[Task objective]:
Retype exactly the lines from the first one through the line with "44.1, 43.4, 42.6];", including both ends; skip any pictures.

━━━ Stored records

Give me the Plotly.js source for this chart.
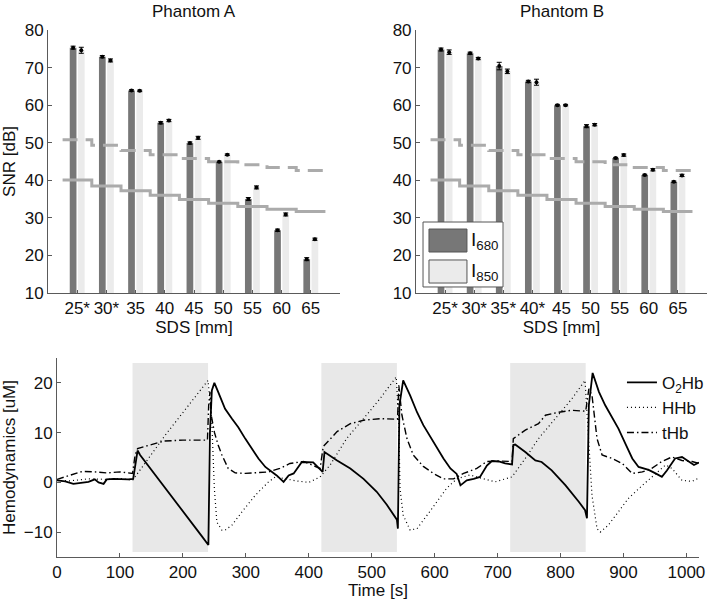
<!DOCTYPE html>
<html>
<head>
<meta charset="utf-8">
<script src="https://cdn.plot.ly/plotly-3.0.1.min.js"></script>
<style>
  html, body { margin: 0; padding: 0; background: #fff; }
  #chart { width: 710px; height: 600px; }
</style>
</head>
<body>
<div id="chart"></div>
<script>
// SNR per source-detector separation
const sdsA = ['25*', '30*', '35', '40', '45', '50', '55', '60', '65'];
const sdsB = ['25*', '30*', '35*', '40*', '45', '50', '55', '60', '65'];

const snrA680 = [75.3, 72.9, 63.9, 55.3, 49.9, 44.9, 35.0, 26.7, 19.0];
const snrA850 = [74.6, 71.9, 63.8, 55.9, 51.3, 46.8, 38.1, 30.9, 24.3];
const errA680 = [0.4, 0.3, 0.2, 0.3, 0.3, 0.2, 0.4, 0.3, 0.4];
const errA850 = [0.8, 0.4, 0.2, 0.3, 0.4, 0.2, 0.4, 0.4, 0.3];

const snrB680 = [74.8, 73.8, 70.4, 66.3, 60.0, 54.4, 45.9, 41.4, 39.6];
const snrB850 = [74.1, 72.4, 69.0, 66.1, 60.0, 54.8, 46.7, 42.8, 41.3];
const errB680 = [0.4, 0.3, 1.0, 0.3, 0.2, 0.4, 0.2, 0.2, 0.2];
const errB850 = [0.6, 0.3, 0.6, 0.8, 0.2, 0.3, 0.3, 0.3, 0.3];

const limitSolid = [40.1, 38.5, 37.2, 36.0, 34.9, 33.9, 33.0, 32.3, 31.7];
const limitDashed = [50.8, 49.3, 47.9, 46.8, 45.8, 44.9, 44.1, 43.4, 42.6];

// hemodynamic time courses
const timeO2 = [0, 13, 26, 39, 50, 60, 66, 74, 79, 90, 103, 113, 121, 124, 128, 132, 160, 182,
    210, 230, 240.5, 243, 246, 250, 256, 267, 278, 288, 299, 309, 320, 331, 341, 349, 360, 368,
    376, 389, 407, 418, 422, 425, 445, 466, 487, 508, 524, 540, 541.6, 544, 550, 561, 572, 582,
    593, 603, 614, 625, 635, 641, 651, 662, 672, 683, 691, 702, 712, 723, 725, 728, 744, 760,
    770, 786, 808, 829, 839, 842, 845, 851, 861, 871, 882, 892, 903, 914, 924, 940, 951, 961,
    969, 982, 993, 1004, 1012, 1020];
const o2hb = [0.4, 0.2, -0.3, 0, 0.1, 0.6, 0, -0.3, 0.6, 0.7, 0.6, 0.6, 0.7, 3.4, 6.4, 5.5, 0.9, -2.9,
    -7.4, -10.8, -12.6, 10, 18.5, 20, 18.2, 14.8, 12.8, 11.1, 8.8, 6.8, 4.8, 3.1, 2.1, 1.4, 0.1, 1.4,
    1.8, 4.1, 4.0, 2.5, 2.1, 6.1, 4.4, 2.8, 0.7, -1.9, -4.5, -7.5, -9.3, 15.5, 20.5, 17.5, 14.1, 11.5,
    9.1, 7.1, 4.8, 2.8, 1.7, -0.6, 0.4, 0.7, 1.1, 3.4, 4.3, 4.2, 3.8, 3.6, 7.5, 7.6, 6.1, 4.4,
    4.1, 2.4, -0.6, -3.9, -5.6, -7.2, 15.5, 22, 18.2, 15.5, 13.1, 10.8, 7.8, 4.8, 3.1, 2.5, 1.8, 1.1,
    2.4, 4.8, 5.1, 4.2, 3.5, 4];

const timeHHb = [0, 20, 50, 80, 100, 120, 172, 209, 240, 246, 250, 254, 262, 267, 278, 294, 315, 336,
    347, 360, 380, 400, 418, 434, 460, 487, 513, 539, 543, 545, 550, 561, 572, 588, 603, 619,
    635, 656, 678, 696, 723, 744, 765, 792, 818, 839, 845, 850, 858, 863, 876, 892, 908, 930,
    951, 967, 977, 993, 1009, 1020];
const hhb = [0.4, 0.3, 0.7, 0.6, 0.8, 0.4, 9.5, 15.5, 20.5, 12, -1.3, -8, -9.6, -9.6, -8.6, -5.9, -2.6, 0.1,
    1.1, 0.8, 0.3, 0.0, 1.1, 3.5, 8.8, 12.8, 16.8, 21.2, 12, -1.3, -6.6, -9.6, -9.3, -6.6, -3.9, -1.2,
    0.7, 1.5, 0.7, 0.1, 1.1, 4.8, 8.8, 12.8, 16.8, 20.5, 8.8, -2.6, -9.3, -10, -8.6, -5.9, -3.2, -0.6,
    1.8, 3.5, 2.8, 0.4, 0.2, 0.9];

const timeTHb = [0, 20, 40, 60, 80, 100, 120, 124, 128, 150, 170, 200, 239, 241, 243, 245, 250, 256,
    262, 272, 283, 299, 320, 336, 354, 370, 392, 418, 423, 445, 466, 487, 513, 541, 543, 548,
    556, 566, 582, 598, 614, 630, 646, 667, 683, 702, 723, 725, 744, 765, 776, 797, 818, 840,
    845, 850, 858, 866, 882, 898, 914, 930, 945, 961, 977, 993, 1009, 1020];
const thb = [0.6, 1.4, 2.2, 2.1, 1.9, 2.1, 1.8, 5.4, 6.8, 7.6, 8.3, 8.5, 8.5, 15.5, 18.2, 13.5, 10.1, 7.5,
    5.5, 2.8, 1.9, 1.8, 1.9, 2.1, 2.8, 3.8, 4.2, 2.8, 7.2, 10.2, 11.8, 12.5, 12.8, 12.7, 19.5, 13.5,
    8.8, 5.5, 3.2, 1.8, 0.7, 0.7, 1.8, 2.8, 4.2, 4.3, 4.2, 8.8, 10.5, 11.8, 13.5, 14.1, 14.5, 14.3,
    18.8, 17.5, 8.8, 5.5, 4.8, 3.8, 1.8, 2.1, 2.8, 4.2, 5.1, 4.4, 4.2, 3.8];

// stimulation blocks
const blockStart = [120, 420, 720];
const blockEnd = [240, 540, 840];

const FONT = 'Liberation Sans, Arial, Helvetica, sans-serif';
const AXIS_COLOR = '#5a5a5a';
const DARK = '#777777';
const LIGHT = '#ebebeb';
const LIMIT = '#ababab';
const BAR_OFFSET = 0.14;
const BAR_WIDTH = 0.23;

const idx = sdsA.map((_, i) => i + 1);
const stepX = idx.map((i) => i - 0.5).concat([idx.length + 0.5]);

function snrTraces(xa, ya, v680, v850, e680, e850) {
    const darkX = idx.map((i) => i - BAR_OFFSET);
    const lightX = idx.map((i) => i + BAR_OFFSET);
    return [
        { type: 'bar', x: darkX, y: v680, width: BAR_WIDTH, marker: { color: DARK }, xaxis: xa, yaxis: ya, showlegend: false, hoverinfo: 'skip' },
        { type: 'bar', x: lightX, y: v850, width: BAR_WIDTH, marker: { color: LIGHT }, xaxis: xa, yaxis: ya, showlegend: false, hoverinfo: 'skip' },
        {
            type: 'scatter', mode: 'lines', x: stepX, y: limitSolid.concat([limitSolid[limitSolid.length - 1]]),
            line: { shape: 'hv', color: LIMIT, width: 3 }, xaxis: xa, yaxis: ya, showlegend: false, hoverinfo: 'skip',
        },
        {
            type: 'scatter', mode: 'lines', x: stepX, y: limitDashed.concat([limitDashed[limitDashed.length - 1]]),
            line: { shape: 'hv', color: LIMIT, width: 3, dash: '15px,8px' }, xaxis: xa, yaxis: ya, showlegend: false, hoverinfo: 'skip',
        },
        {
            type: 'scatter', mode: 'markers', x: darkX, y: v680, marker: { color: '#000', size: 4 },
            error_y: { type: 'data', array: e680, color: '#000', thickness: 1, width: 2.5 },
            xaxis: xa, yaxis: ya, showlegend: false, hoverinfo: 'skip',
        },
        {
            type: 'scatter', mode: 'markers', x: lightX, y: v850, marker: { color: '#000', size: 4 },
            error_y: { type: 'data', array: e850, color: '#000', thickness: 1, width: 2.5 },
            xaxis: xa, yaxis: ya, showlegend: false, hoverinfo: 'skip',
        },
    ];
}

const traces = [
    ...snrTraces('x', 'y', snrA680, snrA850, errA680, errA850),
    ...snrTraces('x2', 'y2', snrB680, snrB850, errB680, errB850),
    {
        type: 'scatter', mode: 'lines', x: timeO2, y: o2hb, name: 'O<sub>2</sub>Hb',
        line: { color: '#000', width: 1.8 }, xaxis: 'x3', yaxis: 'y3',
    },
    {
        type: 'scatter', mode: 'lines', x: timeHHb, y: hhb, name: 'HHb',
        line: { color: '#000', width: 1.2, dash: '1px,3px' }, xaxis: 'x3', yaxis: 'y3',
    },
    {
        type: 'scatter', mode: 'lines', x: timeTHb, y: thb, name: 'tHb',
        line: { color: '#000', width: 1.4, dash: '7px,3px,1.5px,3px' }, xaxis: 'x3', yaxis: 'y3',
    },
];

const baseAxis = {
    showline: true, linecolor: AXIS_COLOR, linewidth: 1,
    ticks: 'inside', ticklen: 4, tickcolor: AXIS_COLOR,
    showgrid: false, zeroline: false,
    tickfont: { family: FONT, size: 17, color: '#111' },
    fixedrange: true,
};

const snrY = { ...baseAxis, range: [10, 80], dtick: 10 };
const sdsX = (labels) => ({
    ...baseAxis, range: [0, 10], tickvals: idx, ticktext: labels, ticklen: 3,
    title: { text: 'SDS [mm]', font: { family: FONT, size: 17, color: '#111' }, standoff: 2 },
});

const shapes = blockStart.map((s, i) => ({
    type: 'rect', xref: 'x3', yref: 'y3', x0: s, x1: blockEnd[i], y0: -14, y1: 24,
    fillcolor: '#e8e8e8', line: { width: 0 }, layer: 'below',
}));

// hand-made legend box for the SNR panels
shapes.push(
    { type: 'rect', xref: 'paper', yref: 'paper', x0: 0.5958, x1: 0.7085, y0: 0.5217, y1: 0.63, fillcolor: '#fff', line: { color: '#555', width: 1 }, layer: 'above' },
    { type: 'rect', xref: 'paper', yref: 'paper', x0: 0.6042, x1: 0.6577, y0: 0.58, y1: 0.6183, fillcolor: DARK, line: { color: '#555', width: 1 }, layer: 'above' },
    { type: 'rect', xref: 'paper', yref: 'paper', x0: 0.6042, x1: 0.6577, y0: 0.5283, y1: 0.5667, fillcolor: LIGHT, line: { color: '#555', width: 1 }, layer: 'above' },
);

const textFont = { family: FONT, size: 17, color: '#111' };

const layout = {
    width: 710,
    height: 600,
    margin: { l: 0, r: 0, t: 0, b: 0 },
    paper_bgcolor: '#fff',
    plot_bgcolor: 'rgba(0,0,0,0)',
    font: textFont,
    barmode: 'overlay',
    xaxis: { ...sdsX(sdsA), domain: [0.0676, 0.4789], anchor: 'y' },
    yaxis: {
        ...snrY, domain: [0.5117, 0.95], anchor: 'x',
        title: { text: 'SNR [dB]', font: textFont, standoff: 4 },
    },
    xaxis2: { ...sdsX(sdsB), domain: [0.5859, 0.9958], anchor: 'y2' },
    yaxis2: { ...snrY, domain: [0.5117, 0.95], anchor: 'x2' },
    xaxis3: {
        ...baseAxis, domain: [0.0803, 0.9845], anchor: 'y3', range: [0, 1020], dtick: 100,
        title: { text: 'Time [s]', font: textFont, standoff: 0 },
    },
    yaxis3: {
        ...baseAxis, domain: [0.0717, 0.4033], anchor: 'x3', range: [-15, 25], tickvals: [-10, 0, 10, 20],
        title: { text: 'Hemodynamics [uM]', font: textFont, standoff: 6 },
    },
    showlegend: true,
    legend: {
        x: 0.876, y: 0.392, xanchor: 'left', yanchor: 'top',
        bgcolor: 'rgba(0,0,0,0)', font: textFont, tracegroupgap: 0,
    },
    shapes,
    annotations: [
        { text: 'Phantom A', xref: 'x domain', yref: 'paper', x: 0.5, y: 1, yanchor: 'top', showarrow: false, font: textFont },
        { text: 'Phantom B', xref: 'x2 domain', yref: 'paper', x: 0.5, y: 1, yanchor: 'top', showarrow: false, font: textFont },
        { text: 'I<sub>680</sub>', xref: 'paper', yref: 'paper', x: 0.661, y: 0.598, xanchor: 'left', yanchor: 'middle', showarrow: false, font: { ...textFont, size: 19 } },
        { text: 'I<sub>850</sub>', xref: 'paper', yref: 'paper', x: 0.661, y: 0.546, xanchor: 'left', yanchor: 'middle', showarrow: false, font: { ...textFont, size: 19 } },
    ],
};

Plotly.newPlot('chart', traces, layout, { displayModeBar: false, staticPlot: true });
</script>
</body>
</html>
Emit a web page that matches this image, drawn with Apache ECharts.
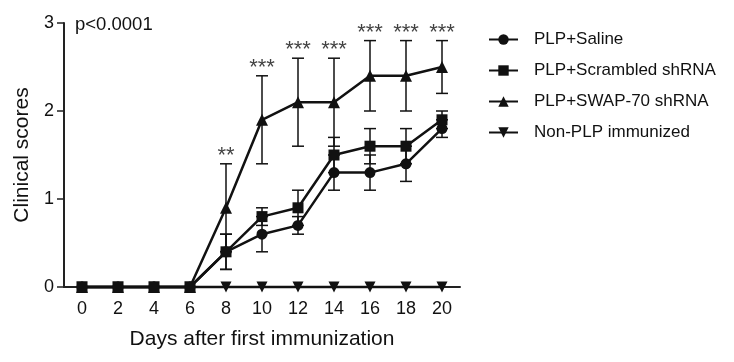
<!DOCTYPE html>
<html>
<head>
<meta charset="utf-8">
<script src="https://cdn.jsdelivr.net/npm/echarts@6/dist/echarts.min.js"></script>
<style>
html,body{margin:0;padding:0;background:#fff;}
#c{width:734px;height:362px;}
</style>
</head>
<body>
<div id="c"></div>
<script>
// ---- data ----
const days = ['0','2','4','6','8','10','12','14','16','18','20'];
const yTicks = [0, 1, 2, 3];
const salineMean    = [0, 0, 0, 0, 0.4, 0.6, 0.7, 1.3, 1.3, 1.4, 1.8];
const salineSem     = [0, 0, 0, 0, 0.2, 0.2, 0.1, 0.2, 0.2, 0.2, 0.1];
const scrambledMean = [0, 0, 0, 0, 0.4, 0.8, 0.9, 1.5, 1.6, 1.6, 1.9];
const scrambledSem  = [0, 0, 0, 0, 0.2, 0.1, 0.2, 0.2, 0.2, 0.2, 0.1];
const swapMean      = [0, 0, 0, 0, 0.9, 1.9, 2.1, 2.1, 2.4, 2.4, 2.5];
const swapSem       = [0, 0, 0, 0, 0.5, 0.5, 0.5, 0.5, 0.4, 0.4, 0.3];
const nonPlpMean    = [0, 0, 0, 0, 0, 0, 0, 0, 0, 0, 0];
const stars         = ['', '', '', '', '**', '***', '***', '***', '***', '***', '***'];
const seriesNames = ['PLP+Saline', 'PLP+Scrambled shRNA', 'PLP+SWAP-70 shRNA', 'Non-PLP immunized'];
const pText = 'p<0.0001';

// ---- helpers ----
const FONT = '"Liberation Sans", Arial, sans-serif';
const INK = '#111';
function errData(mean, sem) {
  const out = [];
  for (let i = 0; i < mean.length; i++) {
    if (sem[i] > 0) out.push([i, mean[i] - sem[i], mean[i] + sem[i]]);
  }
  return out;
}
function errSeries(mean, sem, z) {
  return {
    type: 'custom',
    z: z,
    silent: true,
    data: errData(mean, sem),
    renderItem: function (params, api) {
      const lo = api.coord([api.value(0), api.value(1)]);
      const hi = api.coord([api.value(0), api.value(2)]);
      const w = 6;
      const st = { stroke: INK, lineWidth: 1.5 };
      return {
        type: 'group',
        children: [
          { type: 'line', shape: { x1: lo[0], y1: lo[1], x2: hi[0], y2: hi[1] }, style: st },
          { type: 'line', shape: { x1: hi[0] - w, y1: hi[1], x2: hi[0] + w, y2: hi[1] }, style: st },
          { type: 'line', shape: { x1: lo[0] - w, y1: lo[1], x2: lo[0] + w, y2: lo[1] }, style: st }
        ]
      };
    }
  };
}
function lineSeries(name, data, symbol, size, z, rotate) {
  return {
    name: name,
    type: 'line',
    data: data,
    symbol: symbol,
    symbolSize: size,
    symbolRotate: rotate || 0,
    showSymbol: true,
    clip: false,
    z: z,
    itemStyle: { color: INK, borderWidth: 0 },
    lineStyle: { color: INK, width: 2.5 },
    emphasis: { disabled: true },
    animation: false
  };
}

const swapHigh = swapMean.map((m, i) => m + swapSem[i]);

const option = {
  animation: false,
  backgroundColor: '#fff',
  textStyle: { fontFamily: FONT },
  grid: { left: 64, right: 274, top: 23, bottom: 75, containLabel: false },
  xAxis: {
    type: 'category',
    data: days,
    boundaryGap: true,
    axisLine: { lineStyle: { color: '#222', width: 2 } },
    axisTick: { show: false },
    axisLabel: { color: INK, fontSize: 18, fontFamily: FONT, margin: 13 },
    name: 'Days after first immunization',
    nameLocation: 'middle',
    nameGap: 42,
    nameTextStyle: { color: INK, fontSize: 21, fontFamily: FONT },
    splitLine: { show: false }
  },
  yAxis: {
    type: 'value',
    min: yTicks[0],
    max: yTicks[yTicks.length - 1],
    interval: 1,
    axisLine: { show: true, lineStyle: { color: '#222', width: 2 } },
    axisTick: { show: true, length: 7, lineStyle: { color: '#222', width: 1.5 } },
    axisLabel: { color: INK, fontSize: 18, fontFamily: FONT, margin: 10 },
    splitLine: { show: false },
    name: 'Clinical scores',
    nameLocation: 'middle',
    nameGap: 28,
    nameTextStyle: { color: INK, fontSize: 21, fontFamily: FONT }
  },
  legend: {
    data: seriesNames,
    orient: 'vertical',
    left: 488,
    top: 31,
    padding: 0,
    itemWidth: 29,
    itemHeight: 13,
    itemGap: 14,
    iconRotate: 'inherit',
    textStyle: { color: INK, fontSize: 17, fontFamily: FONT, padding: [0, 0, 0, 11] },
    selectedMode: false
  },
  graphic: [
    { type: 'text', left: 75, top: 15, style: { text: pText, fill: INK, font: '18.5px ' + FONT } }
  ],
  series: [
    errSeries(salineMean, salineSem, 2),
    errSeries(scrambledMean, scrambledSem, 2),
    errSeries(swapMean, swapSem, 2),
    lineSeries(seriesNames[3], nonPlpMean, 'triangle', 11, 3, 180),
    lineSeries(seriesNames[0], salineMean, 'circle', 11, 4),
    lineSeries(seriesNames[2], swapMean, 'triangle', 12, 5),
    lineSeries(seriesNames[1], scrambledMean, 'rect', 11, 6),
    {
      type: 'scatter',
      silent: true,
      z: 7,
      symbolSize: 0,
      data: swapHigh.map((v, i) => ({ value: [i, v], label: { formatter: stars[i] } })),
      label: {
        show: true,
        position: 'top',
        distance: -3,
        color: INK,
        fontSize: 22,
        fontFamily: FONT
      }
    }
  ]
};

const chart = echarts.init(document.getElementById('c'), null, { renderer: 'canvas' });
chart.setOption(option);
</script>
</body>
</html>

━━━━━━

[Solved exercise]:
Give me the Plotly.js source for this chart.
<!DOCTYPE html>
<html>
<head>
<meta charset="utf-8">
<script src="https://cdn.plot.ly/plotly-3.0.1.min.js"></script>
<style>
  html, body { margin: 0; padding: 0; background: #fff; }
  #chart { width: 710px; height: 600px; }
</style>
</head>
<body>
<div id="chart"></div>
<script>
// SNR per source-detector separation
const sdsA = ['25*', '30*', '35', '40', '45', '50', '55', '60', '65'];
const sdsB = ['25*', '30*', '35*', '40*', '45', '50', '55', '60', '65'];

const snrA680 = [75.3, 72.9, 63.9, 55.3, 49.9, 44.9, 35.0, 26.7, 19.0];
const snrA850 = [74.6, 71.9, 63.8, 55.9, 51.3, 46.8, 38.1, 30.9, 24.3];
const errA680 = [0.4, 0.3, 0.2, 0.3, 0.3, 0.2, 0.4, 0.3, 0.4];
const errA850 = [0.8, 0.4, 0.2, 0.3, 0.4, 0.2, 0.4, 0.4, 0.3];

const snrB680 = [74.8, 73.8, 70.4, 66.3, 60.0, 54.4, 45.9, 41.4, 39.6];
const snrB850 = [74.1, 72.4, 69.0, 66.1, 60.0, 54.8, 46.7, 42.8, 41.3];
const errB680 = [0.4, 0.3, 1.0, 0.3, 0.2, 0.4, 0.2, 0.2, 0.2];
const errB850 = [0.6, 0.3, 0.6, 0.8, 0.2, 0.3, 0.3, 0.3, 0.3];

const limitSolid = [40.1, 38.5, 37.2, 36.0, 34.9, 33.9, 33.0, 32.3, 31.7];
const limitDashed = [50.8, 49.3, 47.9, 46.8, 45.8, 44.9, 44.1, 43.4, 42.6];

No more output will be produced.